ISDA Chief Executive Officer Scott O'Malia offers informal comments on important OTC derivatives issues in derivatiViews, reflecting ISDA's long-held commitment to making the market safer and more efficient.

Summer is here and the beaches are open in the US, Europe and elsewhere. How appropriate then that the second wave of mandatory clearing has now hit US shores.

This is an important development, and marks a big step forward in reducing counterparty credit risk through clearing, which is one of the two major strategic G20 initiatives to reduce systemic risk.  (The other – increased regulatory transparency – is being accomplished through trade reporting and the establishment of trade repositories.) At this point, the vast majority of interest rate and credit default swaps in the US must be cleared.

The first wave of mandatory clearing in March covered the (relatively) low hanging fruit, entities like dealers and active traders that were already clearing or well-prepared to do so.

The June wave of mandatory clearing covers a wider swath of the asset manager and fund communities. The focus has been on putting in place legal documents and operational arrangements that will enable these entities to clear the interest rate and credit default swaps for which clearing is now mandated. Dealers, clients and regulators will be closely observing this experience as many of these entities will be clearing trades for the first time.

ISDA has worked with its members to address the challenges of this new wave of mandatory clearing. The phased implementation adopted by the CFTC was an outgrowth of discussions between ISDA and the CFTC dating back to 2011. The documentation that firms are using is based on the FIA-ISDA Clearing Addendum published a year ago. And we announced on Monday that four dealer firms have announced their support for the Clearing Connectivity Standard (CCS) we are developing with Sapient to facilitate reporting of cleared swaps. We believe CCS provides a sound basis for reporting and communication, initially here in the US and, in due course, around the world.

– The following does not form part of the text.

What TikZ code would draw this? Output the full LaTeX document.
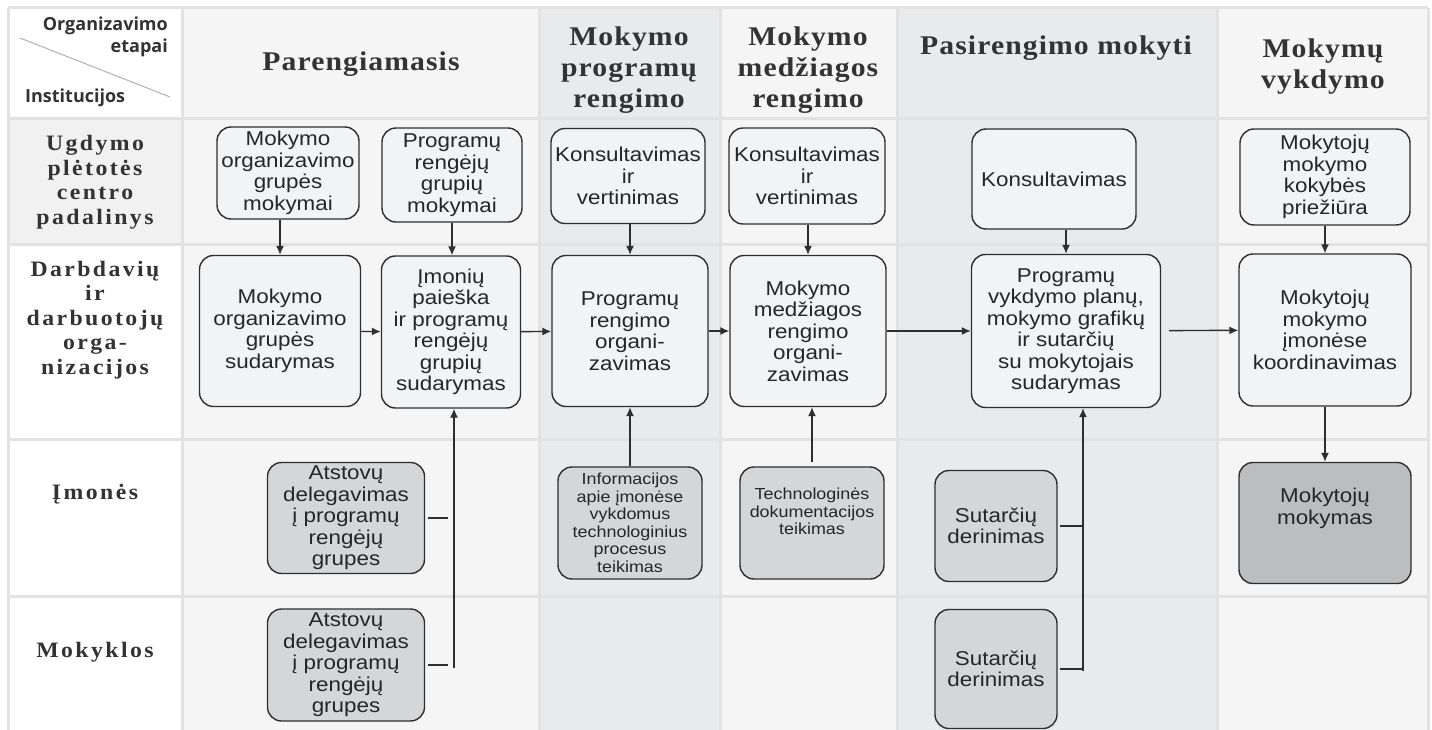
\documentclass[tikz,border=0pt]{standalone}
\usepackage{fontspec}
\setmainfont{Liberation Sans}
\newfontfamily\boxfont{Liberation Sans}[FakeStretch=1.12]
\newfontfamily\headfont{Liberation Serif Bold}[FakeStretch=1.1,LetterSpace=4]
\newfontfamily\rowfont{Liberation Serif Bold}[FakeStretch=1.08,LetterSpace=11]
\newfontfamily\cornerfont{Open Sans Bold}
\usetikzlibrary{arrows.meta}
\definecolor{lightcol}{HTML}{F5F5F5}
\definecolor{darkcol}{HTML}{E9EAEC}
\definecolor{rowone}{HTML}{F1F1F1}
\definecolor{gridgray}{HTML}{E2E2E2}
\definecolor{boxline}{HTML}{2E2E2E}
\definecolor{boxfill}{HTML}{F2F3F5}
\definecolor{midfill}{HTML}{D5D6D8}
\definecolor{darkfill}{HTML}{BCBDBF}
\definecolor{inkgray}{HTML}{262626}
\definecolor{headgray}{HTML}{333333}
\tikzset{
    gridline/.style={draw=gridgray, line width=3pt},
    stagebox/.style={draw=boxline, line width=1.4pt, rounded corners=14pt, fill=boxfill,
            align=center, inner sep=0pt, text=inkgray,
            font=\boxfont\fontsize{20}{21.5}\selectfont},
    partbox/.style={stagebox, fill=midfill},
    mainbox/.style={stagebox, fill=darkfill},
    smallbox/.style={partbox, font=\boxfont\fontsize{16}{17.5}\selectfont},
    stagehead/.style={align=center, text=headgray, font=\headfont\fontsize{27}{31}\selectfont},
    rowhead/.style={align=center, text=headgray, font=\rowfont\fontsize{22}{24.5}\selectfont},
    cornertext/.style={text=headgray, inner sep=0pt, font=\cornerfont\fontsize{18}{22}\selectfont},
    flow/.style={line width=1.4pt, draw=boxline, -{Latex[length=9pt,width=8pt]}},
    link/.style={line width=1.4pt, draw=boxline},
}

\begin{document}
\begin{tikzpicture}[x=1pt, y=-1pt]
        \useasboundingbox (0,0) rectangle (1432,730);
        %column backgrounds
        \foreach \xa/\xb/\c in {182/539/lightcol, 539/720/darkcol, 720/897/lightcol, 897/1217/darkcol, 1217/1428/lightcol}
            \fill[\c] (\xa,8) rectangle (\xb,730);
        \fill[white] (8,8) rectangle (182,730);
        \fill[rowone] (8,119) rectangle (182,244);
        %grid lines
        \foreach \y in {8, 119, 244, 439, 596}
            \draw[gridline] (8,\y) -- (1428,\y);
        \foreach \x in {8, 182, 539, 720, 897, 1217, 1428}
            \draw[gridline] (\x,8) -- (\x,730);

        %corner cell
        \draw[draw=black!30, line width=1pt] (20,38) -- (170,97);
        \node[cornertext, align=right, anchor=north east] (etapai) at (168,17) {Organizavimo\\etapai};
        \node[cornertext, anchor=base west] (inst) at (25,103) {Institucijos};

        %stage headers
        \node[stagehead] (hParen) at (361,64) {Parengiamasis};
        \node[stagehead] (hProg) at (629,70) {Mokymo\\programų\\rengimo};
        \node[stagehead] (hMed) at (808,70) {Mokymo\\medžiagos\\rengimo};
        \node[stagehead] (hPasi) at (1056,48) {Pasirengimo mokyti};
        \node[stagehead] (hVykd) at (1323,67) {Mokymų\\vykdymo};

        %institution headers
        \node[rowhead] (rUpc) at (95,182) {Ugdymo\\plėtotės\\centro\\padalinys};
        \node[rowhead] (rDarb) at (95,320) {Darbdavių\\ir\\darbuotojų\\orga-\\nizacijos};
        \node[rowhead] (rImon) at (95,494) {Įmonės};
        \node[rowhead] (rMok) at (95,652) {Mokyklos};

        %first row
        \node[stagebox, minimum width=142pt, minimum height=92pt] (A1) at (288,173) {Mokymo\\organizavimo\\grupės\\mokymai};
        \node[stagebox, minimum width=140pt, minimum height=94pt] (A2) at (452,175) {Programų\\rengėjų\\grupių\\mokymai};
        \node[stagebox, minimum width=154pt, minimum height=95pt] (A3) at (628,176) {Konsultavimas\\ir\\vertinimas};
        \node[stagebox, minimum width=156pt, minimum height=96pt] (A4) at (807,176) {Konsultavimas\\ir\\vertinimas};
        \node[stagebox, minimum width=164pt, minimum height=100pt] (A5) at (1054,179) {Konsultavimas};
        \node[stagebox, minimum width=170pt, minimum height=96pt] (A6) at (1325,177) {Mokytojų\\mokymo\\kokybės\\priežiūra};

        %second row
        \node[stagebox, minimum width=161pt, minimum height=151pt] (B1) at (280,331) {Mokymo\\organizavimo\\grupės\\sudarymas};
        \node[stagebox, minimum width=139pt, minimum height=152pt] (B2) at (451,332) {Įmonių\\paieška\\ir programų\\rengėjų\\grupių\\sudarymas};
        \node[stagebox, minimum width=156pt, minimum height=151pt] (B3) at (630,331) {Programų\\rengimo\\organi-\\zavimas};
        \node[stagebox, minimum width=156pt, minimum height=151pt] (B4) at (808,331) {Mokymo\\medžiagos\\rengimo\\organi-\\zavimas};
        \node[stagebox, minimum width=189pt, minimum height=153pt] (B5) at (1066,331) {Programų\\vykdymo planų,\\mokymo grafikų\\ir sutarčių\\su mokytojais\\sudarymas};
        \node[stagebox, minimum width=172pt, minimum height=152pt] (B6) at (1325,330) {Mokytojų\\mokymo\\įmonėse\\koordinavimas};

        %third and fourth rows
        \node[partbox, minimum width=157pt, minimum height=111pt] (C1) at (346,518) {Atstovų\\delegavimas\\į programų\\rengėjų\\grupes};
        \node[partbox, minimum width=157pt, minimum height=112pt] (D1) at (346,665) {Atstovų\\delegavimas\\į programų\\rengėjų\\grupes};
        \node[smallbox, minimum width=144pt, minimum height=112pt] (C3) at (630,523) {Informacijos\\apie įmonėse\\vykdomus\\technologinius\\procesus\\teikimas};
        \node[smallbox, minimum width=144pt, minimum height=112pt] (C4) at (812,523) {Technologinės\\dokumentacijos\\teikimas\\[6pt]};
        \node[partbox, minimum width=122pt, minimum height=111pt] (C5) at (996,526) {Sutarčių\\derinimas};
        \node[partbox, minimum width=122pt, minimum height=119pt] (D5) at (996,669) {Sutarčių\\derinimas};
        \node[mainbox, minimum width=172pt, minimum height=121pt] (C6) at (1325,523) {Mokytojų\\mokymas\\[12pt]};

        %arrows down from the first row
        \draw[flow] (A1.south -| B1.north) -- (B1.north);
        \draw[flow] (A2.south) -- (A2.south |- B2.north);
        \draw[flow] (A3.south -| B3.north) -- (B3.north);
        \draw[flow] (A4.south -| B4.north) -- (B4.north);
        \draw[flow] (A5.south -| B5.north) -- (B5.north);
        \draw[flow] (A6.south -| B6.north) -- (B6.north);

        %main flow
        \draw[flow] (B1) -- (B2);
        \draw[flow] (B2) -- (B3);
        \draw[flow] (B3) -- (B4);
        \draw[flow] (B4) -- (B5);
        \draw[flow, shorten <=8pt] (B5) -- (B6);
        \draw[flow] (B6) -- (C6);

        %support from the lower rows
        \coordinate (jLeft) at (454,668);
        \draw[link] ([xshift=3pt]C1.east) -- ([xshift=23pt]C1.east);
        \draw[link] ([xshift=3pt]D1.east) -- ([xshift=23pt]D1.east);
        \draw[flow] (jLeft) -- (jLeft |- B2.south);
        \draw[flow] (C3.north) -- (C3.north |- B3.south);
        \draw[flow] ([yshift=4pt]C4.north) -- (C4.north |- B4.south);
        \coordinate (jRight) at (1083,671);
        \draw[link] ([xshift=2pt]C5.east) -- ([xshift=25pt]C5.east);
        \draw[link] ([xshift=2pt]D5.east) -- ([xshift=25pt]D5.east);
        \draw[flow] (jRight) -- (jRight |- B5.south);
    \end{tikzpicture}
\end{document}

And the clearing tide is rising in other parts of the world. ISDA is working with its members and regulators in other jurisdictions to anticipate those developments. This week we announced, together with the Futures and Options Association, the publication of a clearing addendum for use in the European context in clearing arrangements that use a principal-to-principal arrangement, instead of the agency model (FCM) required in the US. While driven by the upcoming clearing requirements under EMIR, the ISDA-FOA addendum can be used in any jurisdiction where the principal arrangement is used.

The final wave of mandatory clearing in the US arrives in September. The experience of the first two waves and the efforts of ISDA and its members to date will, we believe, position the swaps industry well as that next wave comes ashore.

And let’s not lose sight of the broader landscape of regulatory reform and the progress that has been made.

The September 2009 G20 commitments in Pittsburgh provide the contours of reform, with clearing and trade reporting foremost among them. Sure, there are issues firmly on the horizon yet to be fully resolved (SEF implementation, MiFIR, extraterritoriality, initial margin, to name a few). But the progress made on clearing and trade reporting is significant, something we’ll be reporting on soon in our semiannual market analysis.

So that’s the lay of the land – and the sea – of derivatives regulatory reform.